Goal of the exercise | Copy out each line exactly; pictures stay out of the copy.

Provided material |

--- Begin ---

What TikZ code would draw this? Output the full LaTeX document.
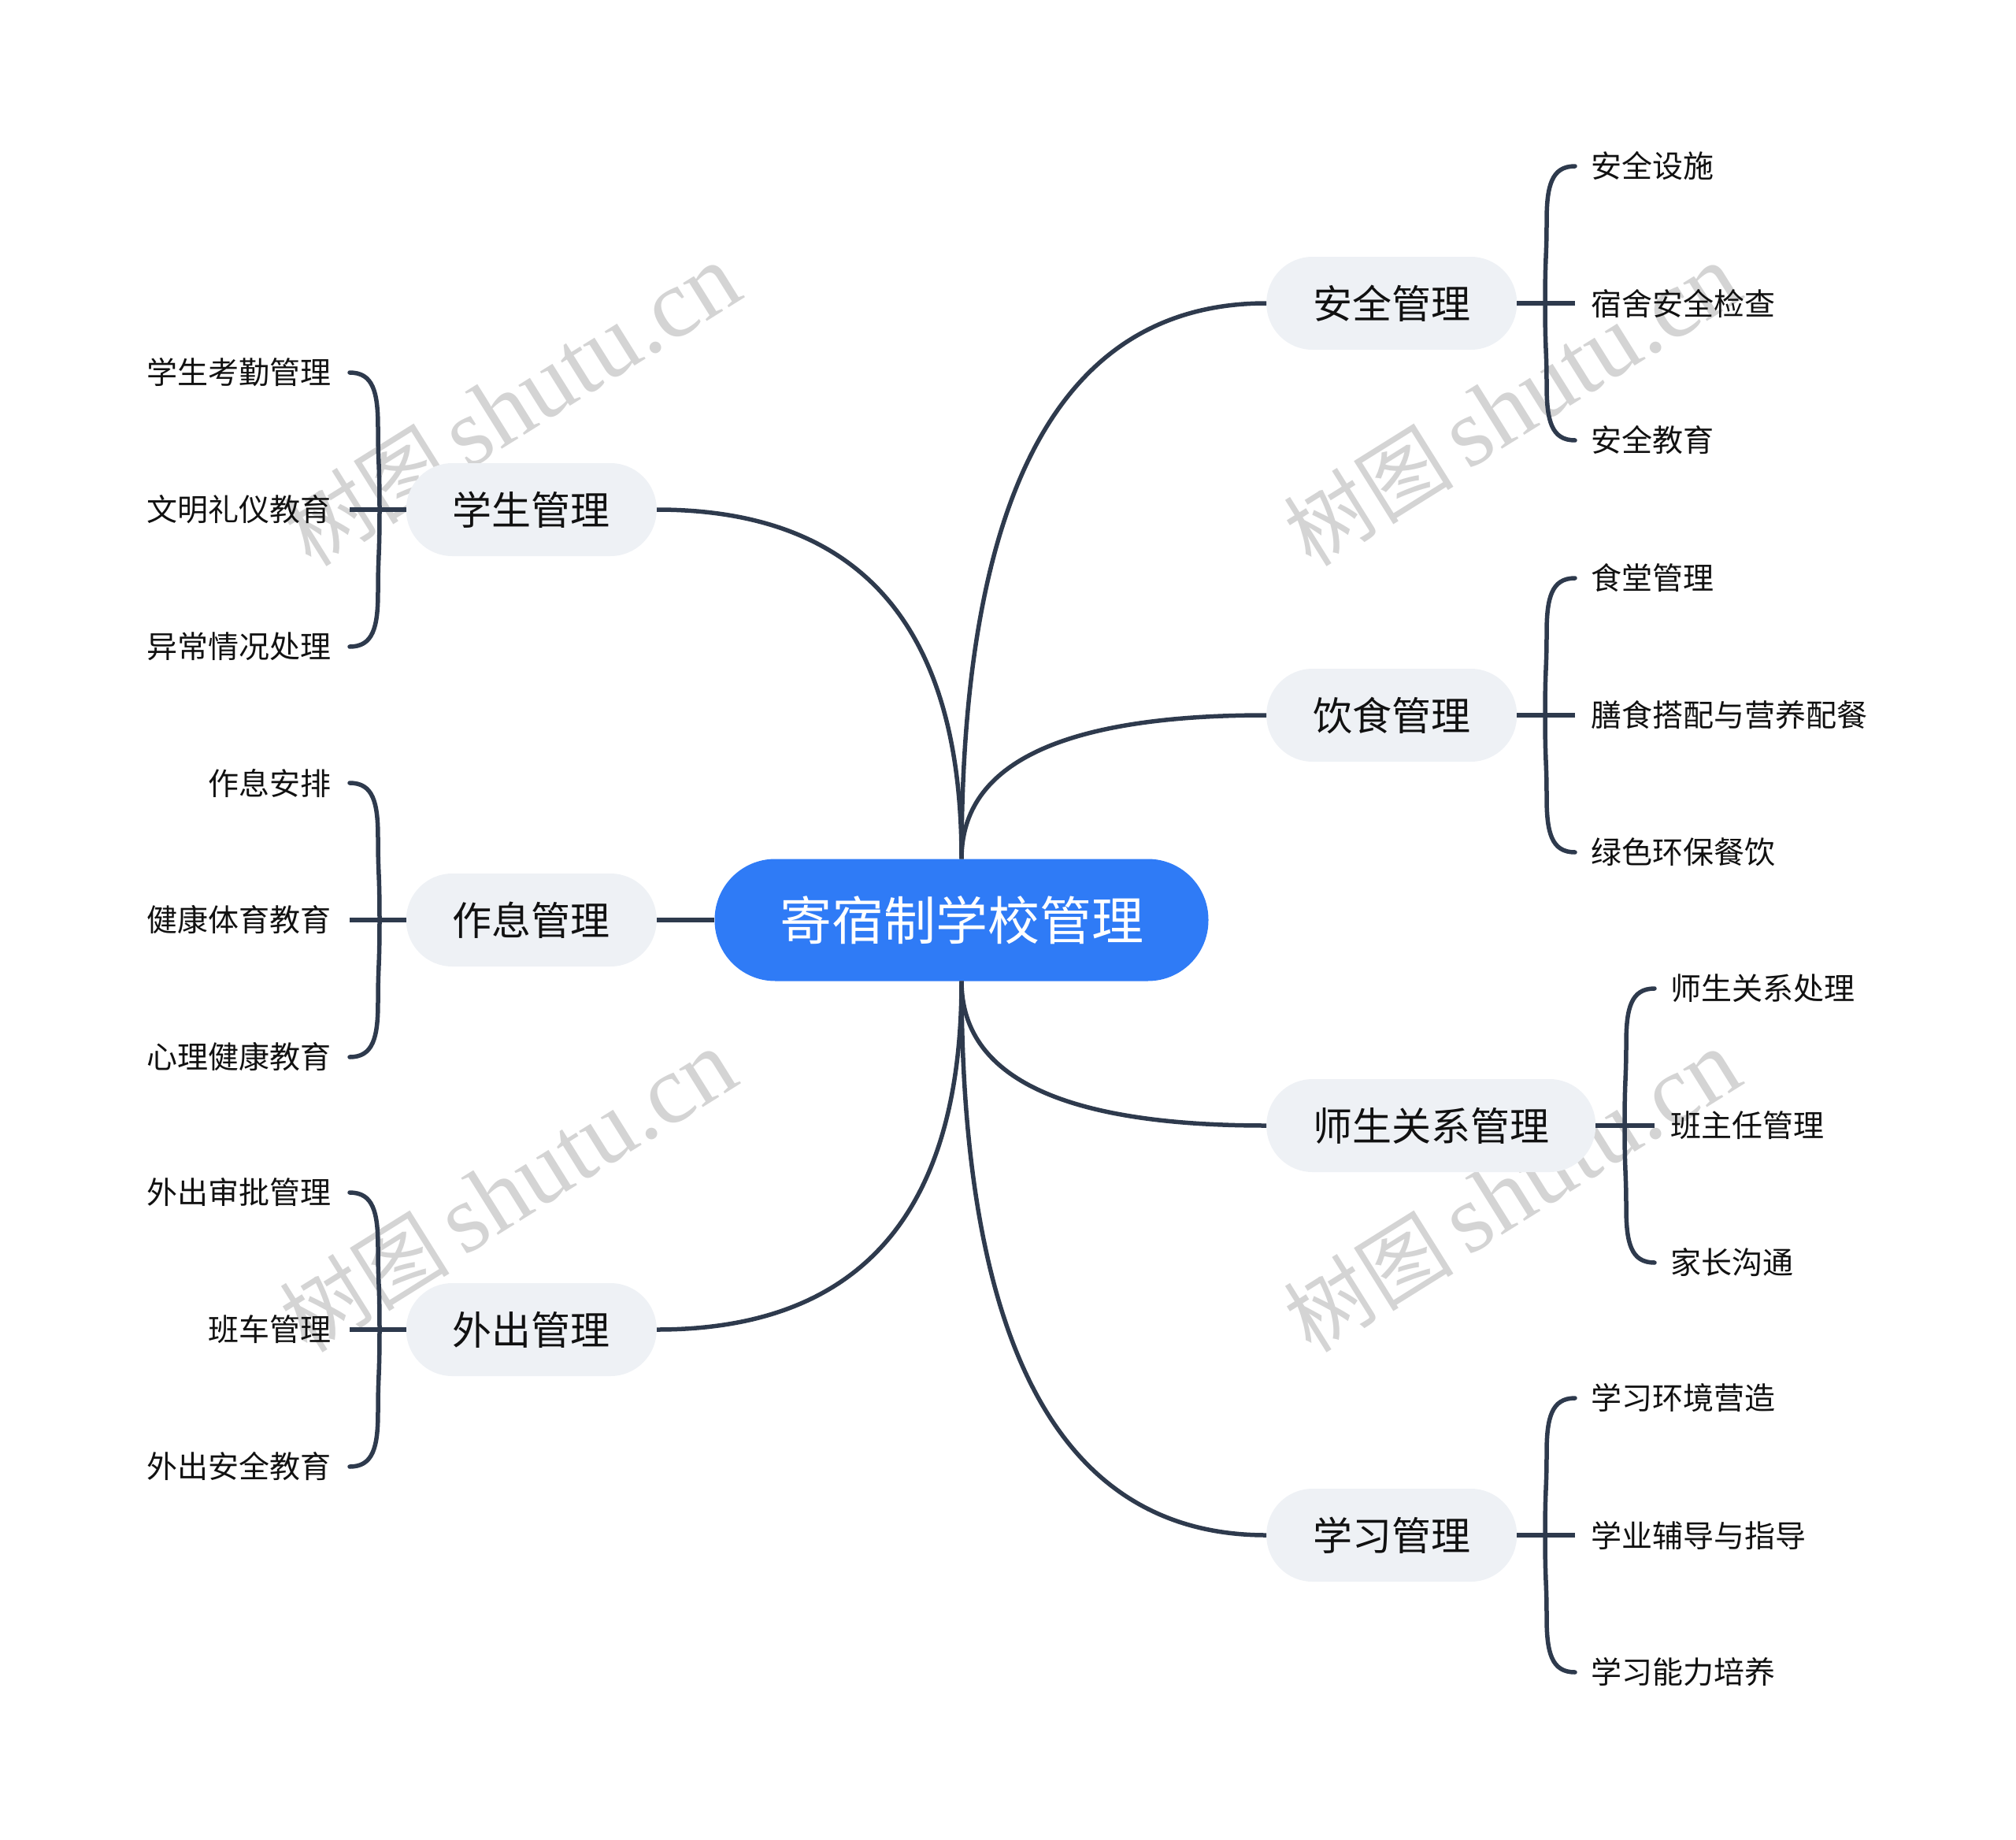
\documentclass[tikz,border=0pt]{standalone}
\usepackage{fontspec}
\newfontfamily\cjk{Noto Sans CJK SC}
\newfontfamily\wmserif{Liberation Serif}
\usetikzlibrary{calc}
\definecolor{linec}{HTML}{2E3A4D}
\definecolor{rootc}{HTML}{2F7BF6}
\definecolor{subc}{HTML}{EEF1F5}
\definecolor{wmc}{HTML}{D4D4D4}
\definecolor{txtc}{HTML}{111111}
\begin{document}
\begin{tikzpicture}[x=1pt,y=-1pt,
  root/.style={fill=rootc, text=white, rounded corners=77pt, minimum height=155pt, minimum width=627pt, inner sep=0pt, font=\cjk\fontsize{66}{66}\selectfont},
  topic/.style={fill=subc, text=txtc, rounded corners=58.5pt, minimum height=118pt, inner xsep=59pt, inner ysep=0pt, font=\cjk\fontsize{50}{50}\selectfont},
  leafr/.style={anchor=west, inner xsep=20pt, inner ysep=0pt, text=txtc, font=\cjk\fontsize{39}{39}\selectfont},
  leafl/.style={anchor=east, inner xsep=23pt, inner ysep=0pt, text=txtc, font=\cjk\fontsize{39}{39}\selectfont},
  conn/.style={draw=linec, line width=5.5pt},
  wm/.style={rotate=32, text=wmc, inner sep=0pt}
]
\useasboundingbox (0,0) rectangle (2560,2336);
% watermarks
\foreach \wx/\wy/\wn in {650/514/wa, 1920/514/wb, 645/1512/wc, 1920/1512/wd}{
  \node[wm] (\wn) at (\wx,\wy) {\cjk\fontsize{108}{108}\selectfont 树图\,\wmserif\fontsize{124}{124}\selectfont shutu.cn};
}
% root
\node[root] (c) at (1221,1168) {寄宿制学校管理};
% right topics
\node[topic, anchor=west] (t1) at (1608,385) {安全管理};
\node[topic, anchor=west] (t2) at (1608,908) {饮食管理};
\node[topic, anchor=west] (t3) at (1608,1429) {师生关系管理};
\node[topic, anchor=west] (t4) at (1608,1949) {学习管理};
% left topics
\node[topic, anchor=east] (s1) at (834,647) {学生管理};
\node[topic, anchor=east] (s2) at (834,1168) {作息管理};
\node[topic, anchor=east] (s3) at (834,1688) {外出管理};
% right leaves
\node[leafr] (t1a) at (2000,211) {安全设施};
\node[leafr] (t1b) at (2000,385) {宿舍安全检查};
\node[leafr] (t1c) at (2000,559) {安全教育};
\node[leafr] (t2a) at (2000,734) {食堂管理};
\node[leafr] (t2b) at (2000,908) {膳食搭配与营养配餐};
\node[leafr] (t2c) at (2000,1082) {绿色环保餐饮};
\node[leafr] (t3a) at (2101,1255) {师生关系处理};
\node[leafr] (t3b) at (2101,1429) {班主任管理};
\node[leafr] (t3c) at (2101,1603) {家长沟通};
\node[leafr] (t4a) at (2000,1775) {学习环境营造};
\node[leafr] (t4b) at (2000,1949) {学业辅导与指导};
\node[leafr] (t4c) at (2000,2123) {学习能力培养};
% left leaves
\node[leafl] (s1a) at (444,473) {学生考勤管理};
\node[leafl] (s1b) at (444,647) {文明礼仪教育};
\node[leafl] (s1c) at (444,821) {异常情况处理};
\node[leafl] (s2a) at (444,994) {作息安排};
\node[leafl] (s2b) at (444,1168) {健康体育教育};
\node[leafl] (s2c) at (444,1342) {心理健康教育};
\node[leafl] (s3a) at (444,1514) {外出审批管理};
\node[leafl] (s3b) at (444,1688) {班车管理};
\node[leafl] (s3c) at (444,1862) {外出安全教育};
% main connectors (quadratic-like curves)
\foreach \t in {t1,t2}{
  \draw[conn] (c.north) .. controls ($(c.north)!0.667!(c.north |- \t.west)$) and ($(\t.west)!0.667!(c.north |- \t.west)$) .. (\t.west);
}
\foreach \t in {t3,t4}{
  \draw[conn] (c.south) .. controls ($(c.south)!0.667!(c.south |- \t.west)$) and ($(\t.west)!0.667!(c.south |- \t.west)$) .. (\t.west);
}
\draw[conn] (c.north) .. controls ($(c.north)!0.667!(c.north |- s1.east)$) and ($(s1.east)!0.667!(c.north |- s1.east)$) .. (s1.east);
\draw[conn] (c.south) .. controls ($(c.south)!0.667!(c.south |- s3.east)$) and ($(s3.east)!0.667!(c.south |- s3.east)$) .. (s3.east);
\draw[conn] (s2.east) -- (c.west);
% right brackets
\foreach \t in {t1,t2,t3,t4}{
  \draw[conn] (\t.east) -- (\t b.west);
  \draw[conn, line cap=round] (\t a.west) .. controls +(-30,0) and +(0,-45) .. ($(\t a.west)+(-36,70)$)
     .. controls +(0,45) and +(0,-60) .. ($(\t b.west)+(-38,0)$)
     .. controls +(0,60) and +(0,-45) .. ($(\t c.west)+(-36,-70)$)
     .. controls +(0,45) and +(-30,0) .. (\t c.west);
}
% left brackets
\foreach \s in {s1,s2,s3}{
  \draw[conn] (\s.west) -- (\s b.east);
  \draw[conn, line cap=round] (\s a.east) .. controls +(30,0) and +(0,-45) .. ($(\s a.east)+(36,70)$)
     .. controls +(0,45) and +(0,-60) .. ($(\s b.east)+(38,0)$)
     .. controls +(0,60) and +(0,-45) .. ($(\s c.east)+(36,-70)$)
     .. controls +(0,45) and +(30,0) .. (\s c.east);
}
\end{tikzpicture}
\end{document}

--- End ---

Output |
What TikZ code would draw this? Output the full LaTeX document.
\documentclass[tikz,border=0pt]{standalone}
\usepackage{fontspec}
\newfontfamily\cjk{Noto Sans CJK SC}
\newfontfamily\wmserif{Liberation Serif}
\usetikzlibrary{calc}
\definecolor{linec}{HTML}{2E3A4D}
\definecolor{rootc}{HTML}{2F7BF6}
\definecolor{subc}{HTML}{EEF1F5}
\definecolor{wmc}{HTML}{D4D4D4}
\definecolor{txtc}{HTML}{111111}
\begin{document}
\begin{tikzpicture}[x=1pt,y=-1pt,
  root/.style={fill=rootc, text=white, rounded corners=77pt, minimum height=155pt, minimum width=627pt, inner sep=0pt, font=\cjk\fontsize{66}{66}\selectfont},
  topic/.style={fill=subc, text=txtc, rounded corners=58.5pt, minimum height=118pt, inner xsep=59pt, inner ysep=0pt, font=\cjk\fontsize{50}{50}\selectfont},
  leafr/.style={anchor=west, inner xsep=20pt, inner ysep=0pt, text=txtc, font=\cjk\fontsize{39}{39}\selectfont},
  leafl/.style={anchor=east, inner xsep=23pt, inner ysep=0pt, text=txtc, font=\cjk\fontsize{39}{39}\selectfont},
  conn/.style={draw=linec, line width=5.5pt},
  wm/.style={rotate=32, text=wmc, inner sep=0pt}
]
\useasboundingbox (0,0) rectangle (2560,2336);
% watermarks
\foreach \wx/\wy/\wn in {650/514/wa, 1920/514/wb, 645/1512/wc, 1920/1512/wd}{
  \node[wm] (\wn) at (\wx,\wy) {\cjk\fontsize{108}{108}\selectfont 树图\,\wmserif\fontsize{124}{124}\selectfont shutu.cn};
}
% root
\node[root] (c) at (1221,1168) {寄宿制学校管理};
% right topics
\node[topic, anchor=west] (t1) at (1608,385) {安全管理};
\node[topic, anchor=west] (t2) at (1608,908) {饮食管理};
\node[topic, anchor=west] (t3) at (1608,1429) {师生关系管理};
\node[topic, anchor=west] (t4) at (1608,1949) {学习管理};
% left topics
\node[topic, anchor=east] (s1) at (834,647) {学生管理};
\node[topic, anchor=east] (s2) at (834,1168) {作息管理};
\node[topic, anchor=east] (s3) at (834,1688) {外出管理};
% right leaves
\node[leafr] (t1a) at (2000,211) {安全设施};
\node[leafr] (t1b) at (2000,385) {宿舍安全检查};
\node[leafr] (t1c) at (2000,559) {安全教育};
\node[leafr] (t2a) at (2000,734) {食堂管理};
\node[leafr] (t2b) at (2000,908) {膳食搭配与营养配餐};
\node[leafr] (t2c) at (2000,1082) {绿色环保餐饮};
\node[leafr] (t3a) at (2101,1255) {师生关系处理};
\node[leafr] (t3b) at (2101,1429) {班主任管理};
\node[leafr] (t3c) at (2101,1603) {家长沟通};
\node[leafr] (t4a) at (2000,1775) {学习环境营造};
\node[leafr] (t4b) at (2000,1949) {学业辅导与指导};
\node[leafr] (t4c) at (2000,2123) {学习能力培养};
% left leaves
\node[leafl] (s1a) at (444,473) {学生考勤管理};
\node[leafl] (s1b) at (444,647) {文明礼仪教育};
\node[leafl] (s1c) at (444,821) {异常情况处理};
\node[leafl] (s2a) at (444,994) {作息安排};
\node[leafl] (s2b) at (444,1168) {健康体育教育};
\node[leafl] (s2c) at (444,1342) {心理健康教育};
\node[leafl] (s3a) at (444,1514) {外出审批管理};
\node[leafl] (s3b) at (444,1688) {班车管理};
\node[leafl] (s3c) at (444,1862) {外出安全教育};
% main connectors (quadratic-like curves)
\foreach \t in {t1,t2}{
  \draw[conn] (c.north) .. controls ($(c.north)!0.667!(c.north |- \t.west)$) and ($(\t.west)!0.667!(c.north |- \t.west)$) .. (\t.west);
}
\foreach \t in {t3,t4}{
  \draw[conn] (c.south) .. controls ($(c.south)!0.667!(c.south |- \t.west)$) and ($(\t.west)!0.667!(c.south |- \t.west)$) .. (\t.west);
}
\draw[conn] (c.north) .. controls ($(c.north)!0.667!(c.north |- s1.east)$) and ($(s1.east)!0.667!(c.north |- s1.east)$) .. (s1.east);
\draw[conn] (c.south) .. controls ($(c.south)!0.667!(c.south |- s3.east)$) and ($(s3.east)!0.667!(c.south |- s3.east)$) .. (s3.east);
\draw[conn] (s2.east) -- (c.west);
% right brackets
\foreach \t in {t1,t2,t3,t4}{
  \draw[conn] (\t.east) -- (\t b.west);
  \draw[conn, line cap=round] (\t a.west) .. controls +(-30,0) and +(0,-45) .. ($(\t a.west)+(-36,70)$)
     .. controls +(0,45) and +(0,-60) .. ($(\t b.west)+(-38,0)$)
     .. controls +(0,60) and +(0,-45) .. ($(\t c.west)+(-36,-70)$)
     .. controls +(0,45) and +(-30,0) .. (\t c.west);
}
% left brackets
\foreach \s in {s1,s2,s3}{
  \draw[conn] (\s.west) -- (\s b.east);
  \draw[conn, line cap=round] (\s a.east) .. controls +(30,0) and +(0,-45) .. ($(\s a.east)+(36,70)$)
     .. controls +(0,45) and +(0,-60) .. ($(\s b.east)+(38,0)$)
     .. controls +(0,60) and +(0,-45) .. ($(\s c.east)+(36,-70)$)
     .. controls +(0,45) and +(30,0) .. (\s c.east);
}
\end{tikzpicture}
\end{document}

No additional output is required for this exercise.